• [PROBLEM TO SOLVE]
In the listing below, find the line with "1.35, 0.61, 0.89];", then repeat exactly every line from the top through that one.

-------- SOURCE EXCERPT --------

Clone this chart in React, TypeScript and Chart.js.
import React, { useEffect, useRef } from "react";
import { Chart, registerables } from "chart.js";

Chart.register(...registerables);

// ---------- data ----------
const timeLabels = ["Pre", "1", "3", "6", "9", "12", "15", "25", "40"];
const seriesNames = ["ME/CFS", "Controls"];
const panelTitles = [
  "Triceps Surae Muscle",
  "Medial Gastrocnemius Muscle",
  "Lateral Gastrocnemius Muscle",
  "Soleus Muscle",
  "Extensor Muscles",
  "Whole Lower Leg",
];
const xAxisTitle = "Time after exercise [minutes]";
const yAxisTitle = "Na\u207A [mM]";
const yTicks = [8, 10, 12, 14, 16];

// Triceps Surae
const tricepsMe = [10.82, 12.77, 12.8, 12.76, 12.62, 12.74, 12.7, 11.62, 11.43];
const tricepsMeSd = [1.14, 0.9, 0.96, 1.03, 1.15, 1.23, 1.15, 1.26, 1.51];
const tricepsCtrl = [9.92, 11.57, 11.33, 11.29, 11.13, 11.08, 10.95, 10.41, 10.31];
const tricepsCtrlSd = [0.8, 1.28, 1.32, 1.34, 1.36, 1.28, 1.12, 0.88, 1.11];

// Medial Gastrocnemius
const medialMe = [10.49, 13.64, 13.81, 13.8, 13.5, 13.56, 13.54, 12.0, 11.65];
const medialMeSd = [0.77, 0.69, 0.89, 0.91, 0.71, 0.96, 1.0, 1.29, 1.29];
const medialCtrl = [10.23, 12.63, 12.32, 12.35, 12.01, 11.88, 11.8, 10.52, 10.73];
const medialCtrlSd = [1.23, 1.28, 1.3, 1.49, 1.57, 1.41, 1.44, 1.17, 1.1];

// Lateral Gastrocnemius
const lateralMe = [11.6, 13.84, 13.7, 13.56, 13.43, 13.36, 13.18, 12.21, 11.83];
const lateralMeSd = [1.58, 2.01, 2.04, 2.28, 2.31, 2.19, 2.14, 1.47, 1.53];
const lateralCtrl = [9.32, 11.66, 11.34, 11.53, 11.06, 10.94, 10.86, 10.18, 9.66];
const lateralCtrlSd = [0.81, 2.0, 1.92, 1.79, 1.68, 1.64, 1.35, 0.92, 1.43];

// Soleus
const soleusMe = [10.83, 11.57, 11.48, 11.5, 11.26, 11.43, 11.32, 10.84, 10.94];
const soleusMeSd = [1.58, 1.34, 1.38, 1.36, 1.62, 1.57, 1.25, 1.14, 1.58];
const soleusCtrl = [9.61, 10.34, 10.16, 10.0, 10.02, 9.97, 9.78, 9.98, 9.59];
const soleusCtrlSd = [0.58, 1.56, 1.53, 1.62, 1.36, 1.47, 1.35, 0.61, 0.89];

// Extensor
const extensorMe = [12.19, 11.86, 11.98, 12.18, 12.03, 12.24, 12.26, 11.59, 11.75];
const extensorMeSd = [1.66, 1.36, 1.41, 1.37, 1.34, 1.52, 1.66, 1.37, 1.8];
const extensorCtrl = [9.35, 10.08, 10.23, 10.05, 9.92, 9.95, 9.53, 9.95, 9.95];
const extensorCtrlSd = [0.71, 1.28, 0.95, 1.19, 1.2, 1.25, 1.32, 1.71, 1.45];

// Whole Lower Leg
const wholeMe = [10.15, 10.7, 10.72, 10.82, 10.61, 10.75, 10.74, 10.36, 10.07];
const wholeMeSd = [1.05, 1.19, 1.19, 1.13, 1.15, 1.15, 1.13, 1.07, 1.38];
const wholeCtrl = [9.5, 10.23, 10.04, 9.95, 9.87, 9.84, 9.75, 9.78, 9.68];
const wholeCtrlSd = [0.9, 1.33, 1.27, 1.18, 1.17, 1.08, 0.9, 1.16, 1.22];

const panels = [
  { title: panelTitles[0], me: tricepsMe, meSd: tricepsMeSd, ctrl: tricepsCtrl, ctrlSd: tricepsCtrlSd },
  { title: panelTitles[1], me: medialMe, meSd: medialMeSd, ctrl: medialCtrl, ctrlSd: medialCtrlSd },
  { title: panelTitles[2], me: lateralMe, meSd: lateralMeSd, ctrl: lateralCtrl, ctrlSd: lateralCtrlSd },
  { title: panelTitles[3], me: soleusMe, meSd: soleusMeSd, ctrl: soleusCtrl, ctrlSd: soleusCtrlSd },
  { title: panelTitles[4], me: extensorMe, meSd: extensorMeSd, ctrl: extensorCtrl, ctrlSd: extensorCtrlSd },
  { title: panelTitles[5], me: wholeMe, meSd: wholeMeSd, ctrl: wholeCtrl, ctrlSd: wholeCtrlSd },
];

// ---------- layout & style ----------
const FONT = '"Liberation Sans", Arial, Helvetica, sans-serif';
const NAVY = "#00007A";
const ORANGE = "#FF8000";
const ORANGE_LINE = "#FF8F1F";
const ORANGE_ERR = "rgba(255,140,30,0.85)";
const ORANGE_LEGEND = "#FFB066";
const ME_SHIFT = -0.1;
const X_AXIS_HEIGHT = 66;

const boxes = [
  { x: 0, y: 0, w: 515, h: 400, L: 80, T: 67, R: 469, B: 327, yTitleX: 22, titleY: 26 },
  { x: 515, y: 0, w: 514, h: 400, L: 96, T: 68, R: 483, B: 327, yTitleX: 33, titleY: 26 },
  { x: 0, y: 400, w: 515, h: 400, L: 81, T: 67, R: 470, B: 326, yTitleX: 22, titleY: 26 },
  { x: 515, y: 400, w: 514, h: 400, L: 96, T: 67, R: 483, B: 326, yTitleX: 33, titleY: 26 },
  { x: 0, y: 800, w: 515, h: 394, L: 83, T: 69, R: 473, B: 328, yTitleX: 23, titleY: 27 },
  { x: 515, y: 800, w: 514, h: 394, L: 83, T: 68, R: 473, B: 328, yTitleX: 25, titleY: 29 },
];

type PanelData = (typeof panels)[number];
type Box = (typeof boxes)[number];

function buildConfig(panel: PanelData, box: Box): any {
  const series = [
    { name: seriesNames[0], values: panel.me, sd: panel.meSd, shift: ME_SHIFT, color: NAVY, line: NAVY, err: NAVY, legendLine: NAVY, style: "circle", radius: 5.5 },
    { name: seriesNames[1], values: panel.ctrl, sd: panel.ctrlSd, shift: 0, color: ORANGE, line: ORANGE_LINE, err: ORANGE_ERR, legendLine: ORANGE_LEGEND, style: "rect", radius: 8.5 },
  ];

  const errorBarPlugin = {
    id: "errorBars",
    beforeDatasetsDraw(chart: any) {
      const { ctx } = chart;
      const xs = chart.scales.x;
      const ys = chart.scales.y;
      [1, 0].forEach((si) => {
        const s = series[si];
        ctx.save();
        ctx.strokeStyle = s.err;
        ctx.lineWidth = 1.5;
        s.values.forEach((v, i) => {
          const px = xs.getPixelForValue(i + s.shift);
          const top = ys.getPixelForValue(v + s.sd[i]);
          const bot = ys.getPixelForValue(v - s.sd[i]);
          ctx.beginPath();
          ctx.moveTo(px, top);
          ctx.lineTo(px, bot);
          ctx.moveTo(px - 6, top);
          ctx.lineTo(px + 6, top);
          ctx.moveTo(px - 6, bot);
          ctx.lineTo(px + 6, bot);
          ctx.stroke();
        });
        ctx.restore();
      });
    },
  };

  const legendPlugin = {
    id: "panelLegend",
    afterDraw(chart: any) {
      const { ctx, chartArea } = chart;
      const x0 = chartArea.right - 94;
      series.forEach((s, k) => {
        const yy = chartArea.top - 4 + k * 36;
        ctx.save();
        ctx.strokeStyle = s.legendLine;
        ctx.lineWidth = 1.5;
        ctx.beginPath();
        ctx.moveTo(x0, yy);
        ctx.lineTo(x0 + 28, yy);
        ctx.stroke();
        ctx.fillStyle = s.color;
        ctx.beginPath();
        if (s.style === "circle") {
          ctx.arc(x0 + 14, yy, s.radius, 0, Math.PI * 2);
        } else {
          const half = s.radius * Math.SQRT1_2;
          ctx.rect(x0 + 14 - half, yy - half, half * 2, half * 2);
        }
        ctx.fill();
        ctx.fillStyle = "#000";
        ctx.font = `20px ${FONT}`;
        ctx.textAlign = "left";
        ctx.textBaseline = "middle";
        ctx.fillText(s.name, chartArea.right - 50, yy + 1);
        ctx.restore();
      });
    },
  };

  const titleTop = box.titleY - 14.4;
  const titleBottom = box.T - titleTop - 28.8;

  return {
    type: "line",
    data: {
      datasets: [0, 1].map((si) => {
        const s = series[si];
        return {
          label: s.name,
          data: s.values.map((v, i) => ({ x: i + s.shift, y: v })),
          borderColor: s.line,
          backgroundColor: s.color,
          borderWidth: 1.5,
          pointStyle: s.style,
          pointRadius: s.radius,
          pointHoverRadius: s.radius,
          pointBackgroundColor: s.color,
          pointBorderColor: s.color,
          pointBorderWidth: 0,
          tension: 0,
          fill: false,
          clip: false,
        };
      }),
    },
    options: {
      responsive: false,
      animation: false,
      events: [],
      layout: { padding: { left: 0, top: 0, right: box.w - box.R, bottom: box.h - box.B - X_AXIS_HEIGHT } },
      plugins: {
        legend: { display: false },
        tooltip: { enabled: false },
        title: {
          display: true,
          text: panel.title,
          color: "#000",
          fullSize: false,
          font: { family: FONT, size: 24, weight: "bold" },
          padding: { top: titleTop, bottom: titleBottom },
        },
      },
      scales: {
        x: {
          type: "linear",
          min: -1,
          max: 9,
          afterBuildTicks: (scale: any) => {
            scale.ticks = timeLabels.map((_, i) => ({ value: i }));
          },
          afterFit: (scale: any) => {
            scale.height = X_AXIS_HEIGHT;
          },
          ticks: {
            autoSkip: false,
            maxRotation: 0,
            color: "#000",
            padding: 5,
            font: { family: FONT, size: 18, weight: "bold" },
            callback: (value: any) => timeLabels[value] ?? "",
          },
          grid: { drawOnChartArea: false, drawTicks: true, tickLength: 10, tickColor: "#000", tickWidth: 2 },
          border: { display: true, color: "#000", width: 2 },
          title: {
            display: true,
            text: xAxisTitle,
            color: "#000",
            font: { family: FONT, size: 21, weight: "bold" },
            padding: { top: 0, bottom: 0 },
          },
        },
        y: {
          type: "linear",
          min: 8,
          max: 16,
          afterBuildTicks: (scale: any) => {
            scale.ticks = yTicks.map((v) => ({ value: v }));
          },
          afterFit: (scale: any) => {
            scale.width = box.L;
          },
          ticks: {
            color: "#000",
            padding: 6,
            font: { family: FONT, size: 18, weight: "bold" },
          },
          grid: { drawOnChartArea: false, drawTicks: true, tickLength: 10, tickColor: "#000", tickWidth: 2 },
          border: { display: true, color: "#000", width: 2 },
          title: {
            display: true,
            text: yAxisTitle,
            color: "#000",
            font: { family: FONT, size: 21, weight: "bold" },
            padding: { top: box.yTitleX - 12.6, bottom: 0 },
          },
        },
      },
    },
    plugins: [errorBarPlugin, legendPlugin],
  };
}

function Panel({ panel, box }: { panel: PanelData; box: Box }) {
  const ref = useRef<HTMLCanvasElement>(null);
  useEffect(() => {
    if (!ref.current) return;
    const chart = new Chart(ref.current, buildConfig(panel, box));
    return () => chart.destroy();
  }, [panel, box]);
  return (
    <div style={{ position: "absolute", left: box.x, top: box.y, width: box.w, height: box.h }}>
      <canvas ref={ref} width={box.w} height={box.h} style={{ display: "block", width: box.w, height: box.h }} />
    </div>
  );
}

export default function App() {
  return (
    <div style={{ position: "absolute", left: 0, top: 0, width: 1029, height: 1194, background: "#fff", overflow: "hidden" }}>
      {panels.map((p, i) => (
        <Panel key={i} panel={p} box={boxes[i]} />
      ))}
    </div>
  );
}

--------

• [SOLUTION TO THE EXERCISE]
Clone this chart in React, TypeScript and Chart.js.
import React, { useEffect, useRef } from "react";
import { Chart, registerables } from "chart.js";

Chart.register(...registerables);

// ---------- data ----------
const timeLabels = ["Pre", "1", "3", "6", "9", "12", "15", "25", "40"];
const seriesNames = ["ME/CFS", "Controls"];
const panelTitles = [
  "Triceps Surae Muscle",
  "Medial Gastrocnemius Muscle",
  "Lateral Gastrocnemius Muscle",
  "Soleus Muscle",
  "Extensor Muscles",
  "Whole Lower Leg",
];
const xAxisTitle = "Time after exercise [minutes]";
const yAxisTitle = "Na\u207A [mM]";
const yTicks = [8, 10, 12, 14, 16];

// Triceps Surae
const tricepsMe = [10.82, 12.77, 12.8, 12.76, 12.62, 12.74, 12.7, 11.62, 11.43];
const tricepsMeSd = [1.14, 0.9, 0.96, 1.03, 1.15, 1.23, 1.15, 1.26, 1.51];
const tricepsCtrl = [9.92, 11.57, 11.33, 11.29, 11.13, 11.08, 10.95, 10.41, 10.31];
const tricepsCtrlSd = [0.8, 1.28, 1.32, 1.34, 1.36, 1.28, 1.12, 0.88, 1.11];

// Medial Gastrocnemius
const medialMe = [10.49, 13.64, 13.81, 13.8, 13.5, 13.56, 13.54, 12.0, 11.65];
const medialMeSd = [0.77, 0.69, 0.89, 0.91, 0.71, 0.96, 1.0, 1.29, 1.29];
const medialCtrl = [10.23, 12.63, 12.32, 12.35, 12.01, 11.88, 11.8, 10.52, 10.73];
const medialCtrlSd = [1.23, 1.28, 1.3, 1.49, 1.57, 1.41, 1.44, 1.17, 1.1];

// Lateral Gastrocnemius
const lateralMe = [11.6, 13.84, 13.7, 13.56, 13.43, 13.36, 13.18, 12.21, 11.83];
const lateralMeSd = [1.58, 2.01, 2.04, 2.28, 2.31, 2.19, 2.14, 1.47, 1.53];
const lateralCtrl = [9.32, 11.66, 11.34, 11.53, 11.06, 10.94, 10.86, 10.18, 9.66];
const lateralCtrlSd = [0.81, 2.0, 1.92, 1.79, 1.68, 1.64, 1.35, 0.92, 1.43];

// Soleus
const soleusMe = [10.83, 11.57, 11.48, 11.5, 11.26, 11.43, 11.32, 10.84, 10.94];
const soleusMeSd = [1.58, 1.34, 1.38, 1.36, 1.62, 1.57, 1.25, 1.14, 1.58];
const soleusCtrl = [9.61, 10.34, 10.16, 10.0, 10.02, 9.97, 9.78, 9.98, 9.59];
const soleusCtrlSd = [0.58, 1.56, 1.53, 1.62, 1.36, 1.47, 1.35, 0.61, 0.89];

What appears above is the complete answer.